La velocità per lei?
«Mi è sempre piaciuta. Per i 18 anni ho voluto una Kawasaki 350 di seconda mano: per me è l’espressione della velocità, di un senso di libertà, l’accelerazione, il vento fra i capelli, nel casco... Ne ho avute quattro, ora ho la Vespa».
E in gara?
«Il pilota bravo è quello che sta sul filo del rasoio: guida al limite delle sue possibilità, su quella sottile linea oltre la quale vai fuori, e questo dà una ebbrezza meravigliosa».
Ha mai avuto paura?
«Beh, sa quanti spaventi... Mi sono anche capottata tre volte, di cui una davanti a mio papà a Imola, in bagarre. Una vergogna».

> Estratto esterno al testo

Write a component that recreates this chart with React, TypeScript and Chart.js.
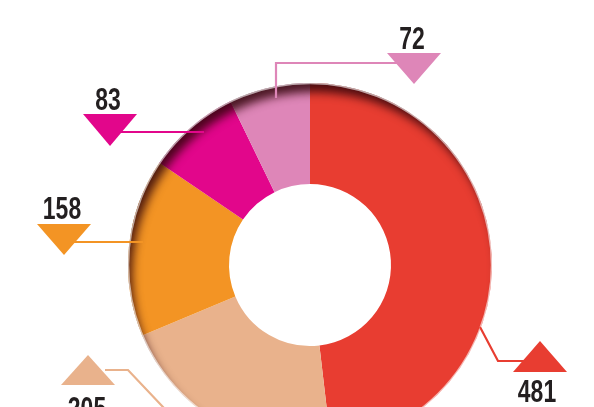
import React, { useEffect, useRef } from "react";
import { Chart, registerables } from "chart.js";

Chart.register(...registerables);

const categories = ["Segment A", "Segment B", "Segment C", "Segment D", "Segment E"];
const values = [481, 205, 158, 83, 72];
const colors = ["#E83D31", "#E9B28C", "#F39424", "#E2068B", "#DE86B8"];

// Callout layout, relative to the doughnut centre (px)
type Callout = {
  dir: "up" | "down";
  tx: number;
  baseY: number;
  apexY: number;
  textX: number;
  textY: number;
  line: [number, number][];
};
const callouts: Callout[] = [
  { dir: "up", tx: 230, baseY: 107, apexY: 76, textX: 227, textY: 137, line: [[170, 62], [188, 96], [218, 96]] },
  { dir: "up", tx: -222, baseY: 120, apexY: 90, textX: -223, textY: 154, line: [[-205, 105], [-182, 105], [-147, 142], [-120, 170]] },
  { dir: "down", tx: -246, baseY: -41, apexY: -10, textX: -248, textY: -46, line: [[-167, -23], [-238, -23]] },
  { dir: "down", tx: -200, baseY: -151, apexY: -119, textX: -202, textY: -155, line: [[-106, -133], [-192, -133]] },
  { dir: "down", tx: 104, baseY: -212, apexY: -181, textX: 102, textY: -216, line: [[-34, -167], [-34, -202], [92, -202]] },
];

const insetShadow = {
  id: "insetShadow",
  afterDatasetsDraw(chart: any) {
    const arc = chart.getDatasetMeta(0).data[0];
    if (!arc) return;
    const { x, y, outerRadius } = arc.getProps(["x", "y", "outerRadius"], true);
    const ctx = chart.ctx;
    ctx.save();
    ctx.beginPath();
    ctx.arc(x, y, outerRadius, 0, Math.PI * 2);
    ctx.clip();
    ctx.beginPath();
    ctx.rect(x - outerRadius - 200, y - outerRadius - 200, outerRadius * 2 + 400, outerRadius * 2 + 400);
    ctx.arc(x, y, outerRadius + 1, 0, Math.PI * 2, true);
    ctx.shadowColor = "rgba(50,5,10,0.85)";
    ctx.shadowBlur = 10;
    ctx.shadowOffsetX = 5;
    ctx.shadowOffsetY = 10;
    ctx.fillStyle = "#000";
    ctx.fill();
    ctx.restore();
    // thin light rim
    ctx.save();
    ctx.beginPath();
    ctx.arc(x, y, outerRadius - 0.5, 0, Math.PI * 2);
    ctx.strokeStyle = "rgba(255,255,255,0.6)";
    ctx.lineWidth = 1.5;
    ctx.stroke();
    ctx.restore();
  },
};

const calloutPlugin = {
  id: "callouts",
  afterDraw(chart: any) {
    const arc = chart.getDatasetMeta(0).data[0];
    if (!arc) return;
    const { x: cx, y: cy } = arc.getProps(["x", "y"], true);
    const ctx = chart.ctx;
    ctx.save();
    callouts.forEach((c, i) => {
      const col = colors[i];
      ctx.strokeStyle = col;
      ctx.lineWidth = 2.2;
      ctx.lineJoin = "miter";
      ctx.beginPath();
      c.line.forEach(([px, py], k) => {
        if (k === 0) ctx.moveTo(cx + px, cy + py);
        else ctx.lineTo(cx + px, cy + py);
      });
      ctx.stroke();
      ctx.fillStyle = col;
      ctx.beginPath();
      ctx.moveTo(cx + c.tx - 27, cy + c.baseY);
      ctx.lineTo(cx + c.tx + 27, cy + c.baseY);
      ctx.lineTo(cx + c.tx, cy + c.apexY);
      ctx.closePath();
      ctx.fill();
      ctx.save();
      ctx.translate(cx + c.textX, cy + c.textY);
      ctx.scale(0.74, 1);
      ctx.fillStyle = "#231F20";
      ctx.font = 'bold 31px "Liberation Sans", Arial, sans-serif';
      ctx.textAlign = "center";
      ctx.textBaseline = "alphabetic";
      ctx.fillText(String(values[i]), 0, 0);
      ctx.restore();
    });
    ctx.restore();
  },
};

export default function App() {
  const ref = useRef<HTMLCanvasElement | null>(null);
  useEffect(() => {
    if (!ref.current) return;
    const chart = new Chart(ref.current, {
      type: "doughnut",
      data: {
        labels: categories,
        datasets: [
          {
            data: values,
            backgroundColor: colors,
            borderWidth: 0,
            hoverOffset: 0,
          },
        ],
      },
      options: {
        responsive: false,
        animation: false,
        cutout: "44.5%",
        layout: { padding: { left: 128, right: 102, top: 83, bottom: 13 } },
        plugins: {
          legend: { display: false },
          tooltip: { enabled: false },
          title: { display: false },
        },
      },
      plugins: [insetShadow, calloutPlugin],
    });
    return () => chart.destroy();
  }, []);
  return (
    <div
      style={{
        position: "fixed",
        left: 0,
        top: 0,
        width: 594,
        height: 407,
        overflow: "hidden",
        background: "#fff",
      }}
    >
      <canvas ref={ref} width={594} height={460} style={{ display: "block" }} />
    </div>
  );
}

Suo papà era orgoglioso di lei?
«Non me lo diceva apertamente, ma sotto sotto... Il mio grande rimpianto è che sia morto l’anno prima della mia vittoria del titolo. Spero che, da lassù, sia orgoglioso della sua figlia femmina».
E sua mamma?
«Donna Isabella, che ha 94 anni, pensava di aver smesso di soffrire, e invece... Alla partenza del mio debutto ha pianto: Si ricomincia da capo. Ma io sono sempre andata per la mia strada».

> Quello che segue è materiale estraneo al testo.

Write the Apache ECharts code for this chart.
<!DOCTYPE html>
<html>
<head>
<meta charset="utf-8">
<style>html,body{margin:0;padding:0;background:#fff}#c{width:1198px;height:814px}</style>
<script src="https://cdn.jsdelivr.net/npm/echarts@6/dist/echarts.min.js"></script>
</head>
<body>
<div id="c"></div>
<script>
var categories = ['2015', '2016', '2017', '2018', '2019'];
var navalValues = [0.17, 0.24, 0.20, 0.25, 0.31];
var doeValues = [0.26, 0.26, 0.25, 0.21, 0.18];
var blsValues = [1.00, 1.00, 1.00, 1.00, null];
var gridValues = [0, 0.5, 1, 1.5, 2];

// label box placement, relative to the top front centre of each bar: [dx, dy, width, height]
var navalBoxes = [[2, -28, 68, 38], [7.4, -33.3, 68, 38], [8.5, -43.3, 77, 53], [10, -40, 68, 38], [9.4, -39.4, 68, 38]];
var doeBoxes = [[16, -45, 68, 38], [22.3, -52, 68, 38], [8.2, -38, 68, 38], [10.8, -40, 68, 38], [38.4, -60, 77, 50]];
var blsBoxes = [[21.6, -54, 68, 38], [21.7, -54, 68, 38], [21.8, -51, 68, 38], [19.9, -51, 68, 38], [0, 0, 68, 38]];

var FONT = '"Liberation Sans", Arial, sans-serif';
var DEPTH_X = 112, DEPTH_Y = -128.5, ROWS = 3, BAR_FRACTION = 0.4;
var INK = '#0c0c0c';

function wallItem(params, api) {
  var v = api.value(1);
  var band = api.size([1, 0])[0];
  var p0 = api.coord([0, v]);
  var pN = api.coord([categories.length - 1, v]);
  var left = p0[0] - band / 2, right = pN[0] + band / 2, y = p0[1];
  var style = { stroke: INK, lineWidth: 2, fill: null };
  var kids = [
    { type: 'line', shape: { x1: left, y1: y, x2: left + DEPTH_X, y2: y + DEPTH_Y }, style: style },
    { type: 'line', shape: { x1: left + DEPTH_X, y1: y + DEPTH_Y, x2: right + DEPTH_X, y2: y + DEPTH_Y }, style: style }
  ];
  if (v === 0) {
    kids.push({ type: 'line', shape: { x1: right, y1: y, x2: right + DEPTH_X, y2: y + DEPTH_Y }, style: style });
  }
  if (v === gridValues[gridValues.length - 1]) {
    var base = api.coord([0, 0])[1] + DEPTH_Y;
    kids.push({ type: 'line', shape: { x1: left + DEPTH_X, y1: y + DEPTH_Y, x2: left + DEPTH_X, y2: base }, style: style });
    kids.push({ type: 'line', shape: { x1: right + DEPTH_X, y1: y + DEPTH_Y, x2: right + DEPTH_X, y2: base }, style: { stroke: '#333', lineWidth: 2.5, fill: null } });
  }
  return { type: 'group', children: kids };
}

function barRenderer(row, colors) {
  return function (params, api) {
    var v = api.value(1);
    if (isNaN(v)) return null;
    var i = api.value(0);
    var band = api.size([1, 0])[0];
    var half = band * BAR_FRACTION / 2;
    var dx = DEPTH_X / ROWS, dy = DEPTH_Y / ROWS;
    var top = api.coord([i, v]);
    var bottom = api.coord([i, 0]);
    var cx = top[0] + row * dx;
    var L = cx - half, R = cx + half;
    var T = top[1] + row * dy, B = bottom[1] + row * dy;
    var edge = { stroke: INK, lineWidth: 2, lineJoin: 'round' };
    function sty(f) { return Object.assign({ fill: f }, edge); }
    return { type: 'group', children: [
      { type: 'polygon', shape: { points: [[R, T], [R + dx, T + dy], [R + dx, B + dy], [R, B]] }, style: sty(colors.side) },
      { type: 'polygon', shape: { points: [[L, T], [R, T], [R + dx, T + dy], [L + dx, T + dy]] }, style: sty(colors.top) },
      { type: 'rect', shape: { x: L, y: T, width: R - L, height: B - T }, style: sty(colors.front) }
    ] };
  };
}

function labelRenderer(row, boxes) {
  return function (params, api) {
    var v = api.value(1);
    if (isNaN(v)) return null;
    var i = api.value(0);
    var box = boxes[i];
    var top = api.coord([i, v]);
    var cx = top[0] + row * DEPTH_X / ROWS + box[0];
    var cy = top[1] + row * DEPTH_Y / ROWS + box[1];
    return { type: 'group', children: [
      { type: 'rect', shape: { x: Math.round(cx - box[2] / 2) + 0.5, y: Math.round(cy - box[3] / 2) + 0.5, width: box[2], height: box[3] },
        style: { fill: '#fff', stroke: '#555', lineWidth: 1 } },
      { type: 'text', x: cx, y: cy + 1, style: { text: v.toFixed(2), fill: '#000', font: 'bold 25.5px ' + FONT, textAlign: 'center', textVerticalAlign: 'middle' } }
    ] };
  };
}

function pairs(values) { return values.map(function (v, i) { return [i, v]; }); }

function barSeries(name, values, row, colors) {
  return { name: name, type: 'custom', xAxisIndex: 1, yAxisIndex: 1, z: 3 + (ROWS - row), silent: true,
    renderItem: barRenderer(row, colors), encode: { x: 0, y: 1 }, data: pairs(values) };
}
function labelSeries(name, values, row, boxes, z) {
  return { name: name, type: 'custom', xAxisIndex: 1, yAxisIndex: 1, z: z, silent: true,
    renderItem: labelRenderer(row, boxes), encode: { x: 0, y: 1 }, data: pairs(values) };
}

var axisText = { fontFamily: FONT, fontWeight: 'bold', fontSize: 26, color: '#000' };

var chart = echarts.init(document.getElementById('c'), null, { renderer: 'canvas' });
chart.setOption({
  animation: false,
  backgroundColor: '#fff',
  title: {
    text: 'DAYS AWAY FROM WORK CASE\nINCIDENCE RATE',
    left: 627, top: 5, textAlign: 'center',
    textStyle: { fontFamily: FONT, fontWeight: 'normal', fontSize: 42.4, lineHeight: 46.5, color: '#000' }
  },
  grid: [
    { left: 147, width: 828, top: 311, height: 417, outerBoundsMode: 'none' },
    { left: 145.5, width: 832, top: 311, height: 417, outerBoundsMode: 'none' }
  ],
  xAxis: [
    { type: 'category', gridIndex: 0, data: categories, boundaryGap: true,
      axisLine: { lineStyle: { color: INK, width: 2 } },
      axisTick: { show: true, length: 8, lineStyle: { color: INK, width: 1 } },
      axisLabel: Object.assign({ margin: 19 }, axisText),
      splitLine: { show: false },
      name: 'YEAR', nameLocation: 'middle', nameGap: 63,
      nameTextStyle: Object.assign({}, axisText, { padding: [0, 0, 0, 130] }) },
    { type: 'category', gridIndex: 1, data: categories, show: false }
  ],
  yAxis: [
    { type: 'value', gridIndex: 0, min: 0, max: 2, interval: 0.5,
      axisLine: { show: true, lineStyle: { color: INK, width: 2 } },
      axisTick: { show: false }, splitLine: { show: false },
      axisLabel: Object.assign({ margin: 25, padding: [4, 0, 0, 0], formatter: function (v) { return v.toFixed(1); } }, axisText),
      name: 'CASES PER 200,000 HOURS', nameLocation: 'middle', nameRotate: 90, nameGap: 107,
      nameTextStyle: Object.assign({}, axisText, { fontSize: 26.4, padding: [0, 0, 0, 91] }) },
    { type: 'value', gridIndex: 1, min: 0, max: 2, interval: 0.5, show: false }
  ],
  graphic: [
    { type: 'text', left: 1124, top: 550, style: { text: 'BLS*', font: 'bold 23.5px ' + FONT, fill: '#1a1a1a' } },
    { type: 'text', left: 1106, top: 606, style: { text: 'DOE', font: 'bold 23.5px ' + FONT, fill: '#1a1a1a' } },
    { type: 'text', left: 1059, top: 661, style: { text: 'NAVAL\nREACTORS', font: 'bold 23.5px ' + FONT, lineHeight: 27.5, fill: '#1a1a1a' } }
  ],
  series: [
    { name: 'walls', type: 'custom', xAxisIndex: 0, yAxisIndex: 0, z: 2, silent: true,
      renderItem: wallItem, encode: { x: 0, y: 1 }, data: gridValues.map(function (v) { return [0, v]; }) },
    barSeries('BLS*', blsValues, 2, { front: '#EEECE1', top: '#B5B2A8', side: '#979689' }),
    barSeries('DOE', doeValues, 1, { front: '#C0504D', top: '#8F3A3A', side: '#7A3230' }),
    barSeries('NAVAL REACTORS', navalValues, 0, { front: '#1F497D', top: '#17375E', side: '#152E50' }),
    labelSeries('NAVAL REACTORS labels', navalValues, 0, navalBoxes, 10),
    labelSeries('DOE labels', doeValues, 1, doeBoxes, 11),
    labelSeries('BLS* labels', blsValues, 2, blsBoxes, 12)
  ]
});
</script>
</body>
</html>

La cosa più difficile per un pilota?
«Trovare la macchina giusta, col giusto team. In pista, per me, fare il tempo migliore nelle prove, per partire davanti; nei rally, cercare di sfruttare al cento per cento l’auto, senza andare oltre i limiti».
Com’è il mondo delle donne pilota?
«Eh, quando l’ho conosciuto io, c’era molta, molta competitività, più che fra gli uomini. Anche gelosie nelle squadre. Infatti, a parte le mie copilote, mi trovavo meglio in squadre maschili».
Perché ama tanto il Rally delle Gazzelle?
«Gazzella, per i marocchini, è un modo per definire la donna giovane che sfida il deserto. Una donna libera. Io ho fatto il Rally per cinque anni e lì, nel 2008, ho vinto l’ultima gara importante della mia carriera. Mi sento un po’ una gazzella, la donna che si mette in gioco e cerca di superare le mille difficoltà e imprevisti che esistono nel deserto».